After graduation, Adrian attends a farcical meeting where he and other attendees discuss the arrest of Trefusis, who was arrested on charges of cottaging, sabotaging the footage of an onlooking BBC film crew. It is later revealed that he was actually undertaking a document exchange preceded by two kisses on the cheek as is custom in several European countries, such as Hungary.

Adrian joins Trefusis in a forced sabbatical, which they claim to spend studying the fricative shift in English. In actuality, the year is spent in a game of espionage in which they must acquire the parts for Mendax (from the Latin adjective meaning "lying, deceptive"), a lie-inhibiting device from his Hungarian friend Szabó.

A showdown results with Adrian's uncle David (Sir David Pearce of MI5) and Trefusis, during which it is revealed that Pearce's aide was a double agent working for Trefusis. It is also revealed that the murders that Adrian witnessed were staged to scare Trefusis into giving Mendax to MI5, and that Mendax was fictional.

Subsequently, Adrian overhears a conversation between Trefusis and Pearce where it is revealed that the espionage adventure was just a game to counter boredom, meaning that several parts of the story were untrue. Adrian remembers a letter written to him by de Woolf saying that while young girls grew up, young boys did not, making their education irrelevant and just a game.

The book concludes with Adrian, now a Cambridge fellow, recruiting a new spy for a new game.

==Autobiographical elements==
The novel is semi-autobiographical and many scenes echo experiences later recounted in Fry's memoir, Moab is My Washpot. The character Trefusis was created by Fry for several humorous radio broadcasts on BBC Radio 4's Loose Ends.

==Conceits==

The espionage portions of the book are written in italics, which stop at Adrian's graduation. The book features a third-person omniscient narrator. The narrator knows, for example, about David Pearce's annoyance at Dickon Lister's ignorance of the story of Helen of Troy. Starting with chapter four, in keeping with popular spy fiction, the characters refer to each other by code names; in this case, the names used are from the Trojan War:

- Adrian is "Telemachus", the name of the son of Odysseus in the Odyssey
- Professor Donald Trefusis is "Odysseus"
- Istvan Moltaj is "Patrochlus" (sic, in Greek Πάτροκλος, not Πάτροχλος)
- Szabó is "Helen", the catalyst of the Trojan War (pronounced /ˈʒɑːbəʊ/ rather than /hu/ on the audiobook)
- His nephews are "Castor" and "Pollux"
- Salzburg is the "walls of Illium"

The author is known for his interest in the English language (see Fry's Planet Word). In a post on his blog, Fry talks about the evolving language, including his interest in "verbing" nouns (nouns used as verbs). He also reproaches grammar pedants.
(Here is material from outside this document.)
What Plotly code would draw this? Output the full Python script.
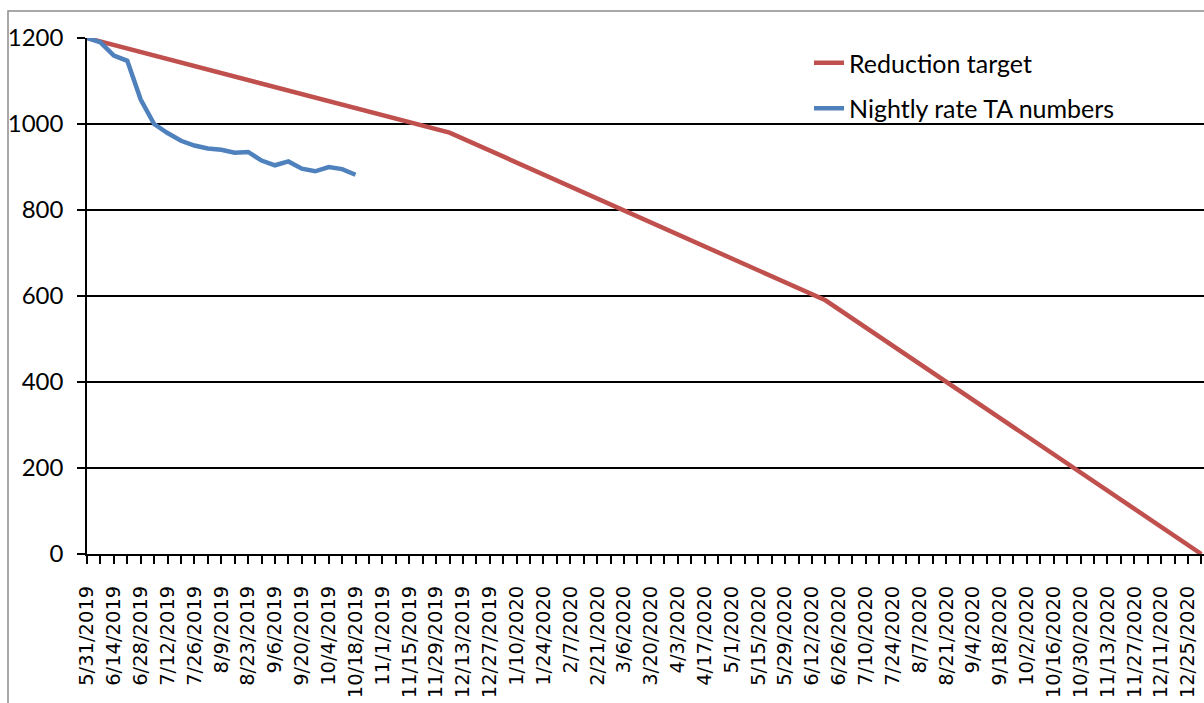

In the book there are several experiments with the English language, mostly used in the dialogue. These range from several nouns used as verbs (e.g. "You everything me" or "you sir me"), Americanisms (e.g. "burglarised" or "gotten") to polysyndeton (e.g. "Tom and Adrian and Pigs Trotter"). In the book, at school, Adrian actively tries new vocabulary. As a spy he is told off by Trefusis for saying "it is them" instead of "it is they" (before Trefusis acknowledges that it is obnoxious pedantry to care) and complains to Trefusis about the habit of another (less erudite) character of overusing the suffix "-ise" like an American.

==Reception==
The book is noted for its wit and humour, as well as its often outrageous references to various homosexual experiences.

==Legacy==
The bar on level three of the University of Dundee Student Union building is named after the book, as Fry was Rector of the university from 1992 to 1998.

A feature film adaptation of the same name is in development, directed by Tony Hagger, written by Stephen Fry and Tony Hagger, starring Asa Butterfield as Adrian Healey, Charles Dance as Tickford, Rupert Everett as Humphrey Biffen, Tom Wilkinson as Trefusis, Sally Phillips as Beryl, and David Walliams as Hesketh-Harvey.